#### Record set:
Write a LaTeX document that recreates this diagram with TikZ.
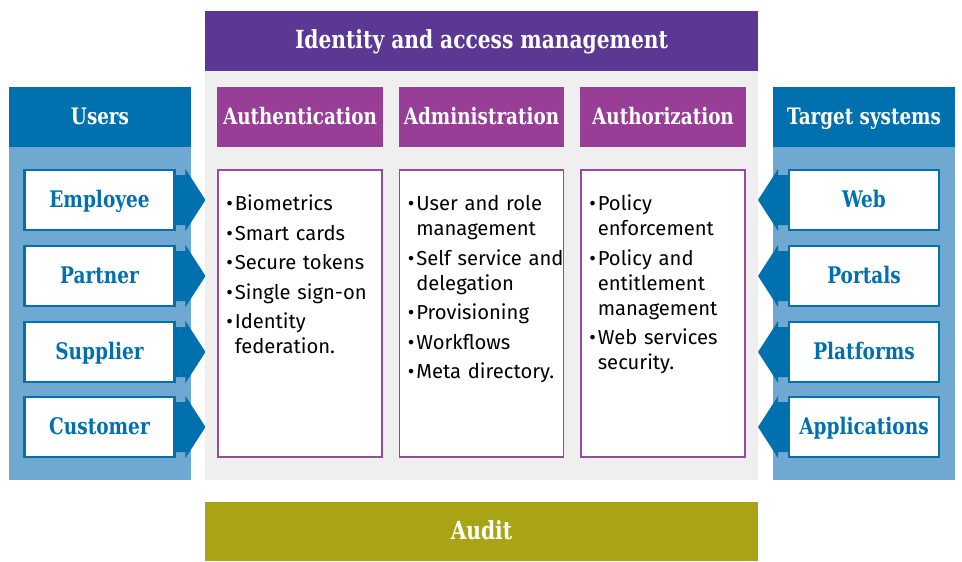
\documentclass[tikz,border=0pt]{standalone}
\usepackage{fontspec}
\setmainfont{Fira Sans}
\newfontfamily\slabfont{DejaVu Serif Condensed}[FakeStretch=0.9]
\usetikzlibrary{positioning,calc}

\definecolor{iamPurple}{HTML}{5B3893}
\definecolor{subPurple}{HTML}{983E96}
\definecolor{boxPurple}{HTML}{9A4A9C}
\definecolor{darkBlue}{HTML}{0071AE}
\definecolor{lightBlue}{HTML}{6FA8D0}
\definecolor{panelGrey}{HTML}{EFEFEF}
\definecolor{auditOlive}{HTML}{A8A415}

\newcommand{\slabtitle}{\slabfont\bfseries\fontsize{14.2}{16}\selectfont}
\newcommand{\slabhead}{\slabfont\bfseries\fontsize{12.9}{15}\selectfont}
\newcommand{\slablabel}{\slabfont\bfseries\fontsize{13}{15}\selectfont}
\newcommand{\listfont}{\fontsize{11.5}{14.2}\selectfont}
% bullet line and continuation line
\newcommand{\iamitem}[1]{\par\vspace{2.6pt}\noindent\makebox[4.8pt][l]{\textbullet}#1}
\newcommand{\iamcont}[1]{\par\noindent\hspace*{4.8pt}#1}

\begin{document}
\begin{tikzpicture}[x=0.02cm, y=-0.02cm,
    panel/.style={inner sep=0pt, outer sep=0pt},
    slabtext/.style={text height=0.9em, text depth=0pt},
    bluehead/.style={panel, slabtext, fill=darkBlue, text=white, font=\slabhead, minimum width=3.64cm, minimum height=1.2cm},
    bluebody/.style={panel, fill=lightBlue, minimum width=3.64cm, minimum height=6.66cm},
    itembox/.style={panel, slabtext, draw=darkBlue, line width=1.6pt, fill=white, text=darkBlue, font=\slablabel, minimum width=3.0cm, minimum height=1.2cm},
    pointer/.style={fill=darkBlue},
    subhead/.style={panel, slabtext, fill=subPurple, text=white, font=\slabhead, minimum width=3.32cm, minimum height=1.2cm},
    listbox/.style={panel, draw=boxPurple, line width=1.1pt, fill=white, minimum width=3.28cm, minimum height=5.74cm},
    listtext/.style={inner sep=0pt, anchor=north west, text width=3.2cm, font=\listfont},
  ]
  \useasboundingbox (0,0) rectangle (962,561);

  % Users panel
  \node[bluehead] (usersHead) at (100,117) {Users};
  \node[bluebody, below=0pt of usersHead] (usersBody) {};
  \foreach \name/\lbl/\y in {employee/Employee/200, partner/Partner/276, supplier/Supplier/352, customer/Customer/427} {
    \node[itembox] (\name) at (99.5,\y) {\lbl};
    \fill[pointer] ($(\name.east)+(0,-25)$) -- ++(11,0) -- ++(0,-6) -- ++(20,31) -- ++(-20,31) -- ++(0,-6) -- ++(-11,0) -- cycle;
  }

  % Target systems panel
  \node[bluehead] (targetHead) at (864,117) {Target systems};
  \node[bluebody, below=0pt of targetHead] (targetBody) {};
  \foreach \name/\lbl/\y in {web/Web/200, portals/Portals/276, platforms/Platforms/352, applications/Applications/427} {
    \node[itembox] (\name) at (864,\y) {\lbl};
    \fill[pointer] ($(\name.west)+(0,-25)$) -- ++(-11,0) -- ++(0,-6) -- ++(-20,31) -- ++(20,31) -- ++(0,-6) -- ++(11,0) -- cycle;
  }

  % Identity and access management
  \node[panel, slabtext, fill=iamPurple, text=white, font=\slabtitle, minimum width=11.06cm, minimum height=1.2cm] (iam) at (481.5,41) {Identity and access management};
  \node[panel, fill=panelGrey, minimum width=11.06cm, minimum height=8.18cm, below=0pt of iam] (iamBody) {};

  \node[subhead] (authn) at (300,117) {Authentication};
  \node[subhead] (admin) at (481.5,117) {Administration};
  \node[subhead] (authz) at (663,117) {Authorization};

  \node[listbox] (authnBox) at (300,313.5) {};
  \node[listbox] (adminBox) at (481.5,313.5) {};
  \node[listbox] (authzBox) at (663,313.5) {};

  \node[listtext] (authnList) at ($(authnBox.north west)+(8,11)$) {%
    \iamitem{Biometrics}
    \iamitem{Smart cards}
    \iamitem{Secure tokens}
    \iamitem{Single sign-on}
    \iamitem{Identity}\iamcont{federation.}};
  \node[listtext] (adminList) at ($(adminBox.north west)+(8,11)$) {%
    \iamitem{User and role}\iamcont{management}
    \iamitem{Self service and}\iamcont{delegation}
    \iamitem{Provisioning}
    \iamitem{Workflows}
    \iamitem{Meta directory.}};
  \node[listtext] (authzList) at ($(authzBox.north west)+(8,11)$) {%
    \iamitem{Policy}\iamcont{enforcement}
    \iamitem{Policy and}\iamcont{entitlement}\iamcont{management}
    \iamitem{Web services}\iamcont{security.}};

  % Audit
  \node[panel, slabtext, fill=auditOlive, text=white, font=\slabtitle, minimum width=11.06cm, minimum height=1.18cm] (audit) at (481.5,531.5) {Audit};
\end{tikzpicture}
\end{document}
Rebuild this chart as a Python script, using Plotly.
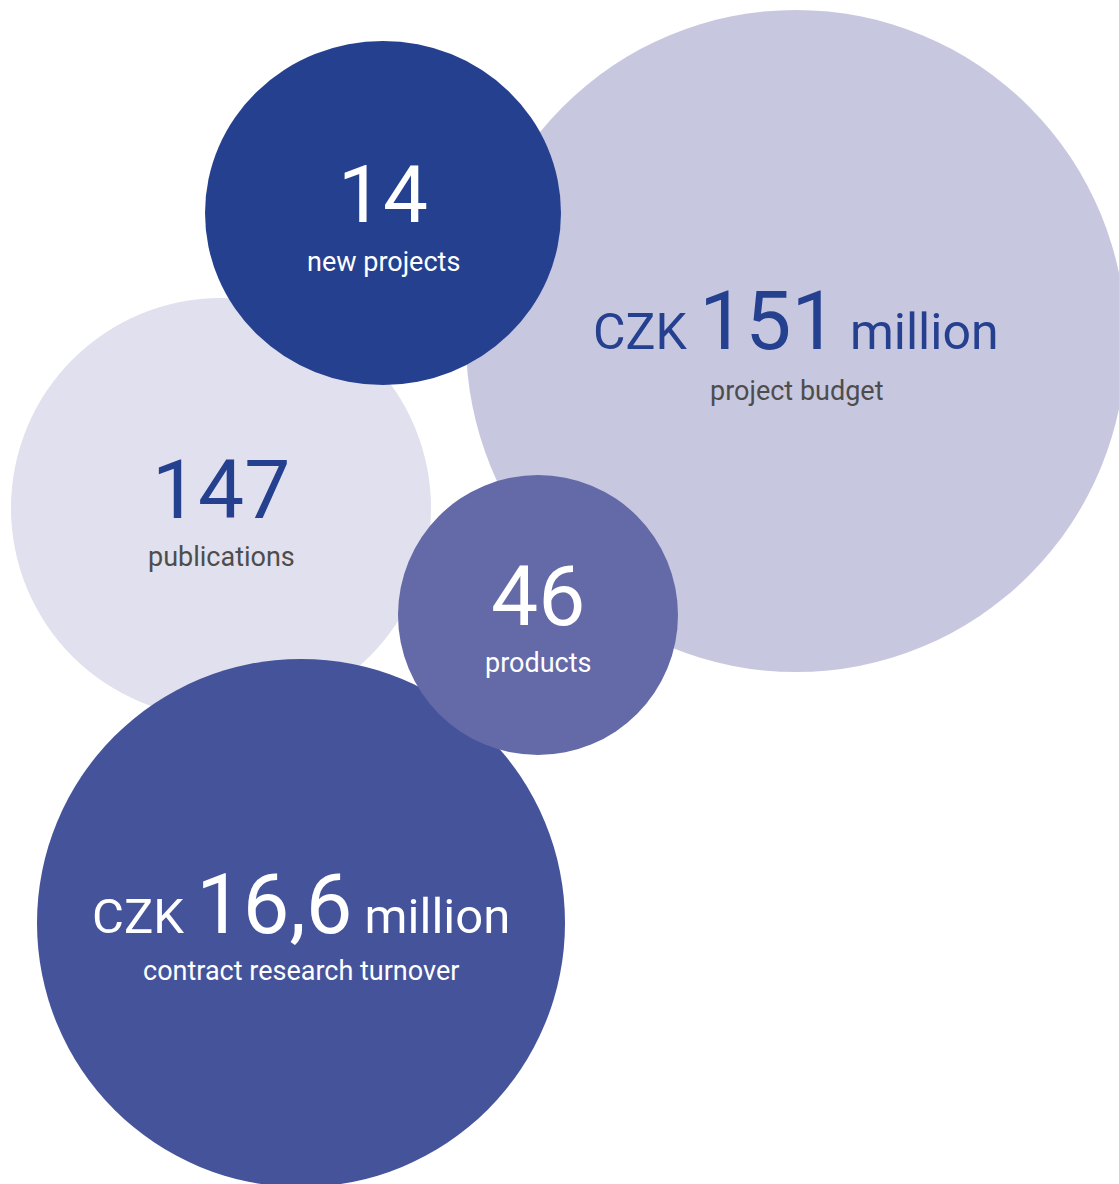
import plotly.graph_objects as go

# ---- data ----
metrics = ["project budget", "publications", "new projects", "contract research turnover", "products"]
values = ["151", "147", "14", "16,6", "46"]
prefixes = ["CZK ", "", "", "CZK ", ""]
suffixes = [" million", "", "", " million", ""]

# ---- layout (pixel space) ----
centers_x = [796, 221, 383, 301, 538]
centers_y = [341, 508, 213, 923, 615]
radii_x = [330, 210, 178, 264, 140]
radii_y = [331, 210, 172, 264, 140]
fill_colors = ["#C8C7E0", "#E0E0EE", "#25408F", "#45549A", "#6469A7"]
number_colors = ["#25408F", "#25408F", "#FFFFFF", "#FFFFFF", "#FFFFFF"]
label_colors = ["#4D4D4D", "#4D4D4D", "#FFFFFF", "#FFFFFF", "#FFFFFF"]
number_sizes = [82, 82, 80, 83, 84]
unit_sizes = [50, 0, 0, 49, 0]
num_offsets = [-20, -18, -18, -19, -19]
label_offsets = [50, 49, 49, 48, 48]
label_size = 27

FONT = "Roboto"
W, H = 1119, 1184

fig = go.Figure()
fig.add_trace(go.Scatter(x=[0, W], y=[0, H], mode="markers",
                         marker=dict(opacity=0), hoverinfo="skip", showlegend=False))

for i in range(len(metrics)):
    fig.add_shape(type="circle", xref="x", yref="y",
                  x0=centers_x[i] - radii_x[i], x1=centers_x[i] + radii_x[i],
                  y0=centers_y[i] - radii_y[i], y1=centers_y[i] + radii_y[i],
                  fillcolor=fill_colors[i], line=dict(width=0), layer="below")

for i in range(len(metrics)):
    txt = ""
    if prefixes[i]:
        txt += f"<span style='font-size:{unit_sizes[i]}px'>{prefixes[i]}</span>"
    txt += values[i]
    if suffixes[i]:
        txt += f"<span style='font-size:{unit_sizes[i]}px'>{suffixes[i]}</span>"
    fig.add_annotation(x=centers_x[i], y=centers_y[i] + num_offsets[i], xref="x", yref="y",
                       text=txt, showarrow=False, xanchor="center", yanchor="middle",
                       font=dict(family=FONT, size=number_sizes[i], color=number_colors[i]))
    fig.add_annotation(x=centers_x[i], y=centers_y[i] + label_offsets[i], xref="x", yref="y",
                       text=metrics[i], showarrow=False, xanchor="center", yanchor="middle",
                       font=dict(family=FONT, size=label_size, color=label_colors[i]))

fig.update_xaxes(range=[0, W], visible=False, fixedrange=True)
fig.update_yaxes(range=[H, 0], visible=False, fixedrange=True)
fig.update_layout(width=W, height=H, margin=dict(l=0, r=0, t=0, b=0),
                  paper_bgcolor="white", plot_bgcolor="white", showlegend=False)

fig.write_html("out.html", config={"displayModeBar": False},
               post_script="document.body.style.margin='0';document.body.style.overflow='hidden';")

#### Exercise goal:
In the entries above, identify each line that includes the string "this", then copy it.

#### Exercise response:
Write a LaTeX document that recreates this diagram with TikZ.
Rebuild this chart as a Python script, using Plotly.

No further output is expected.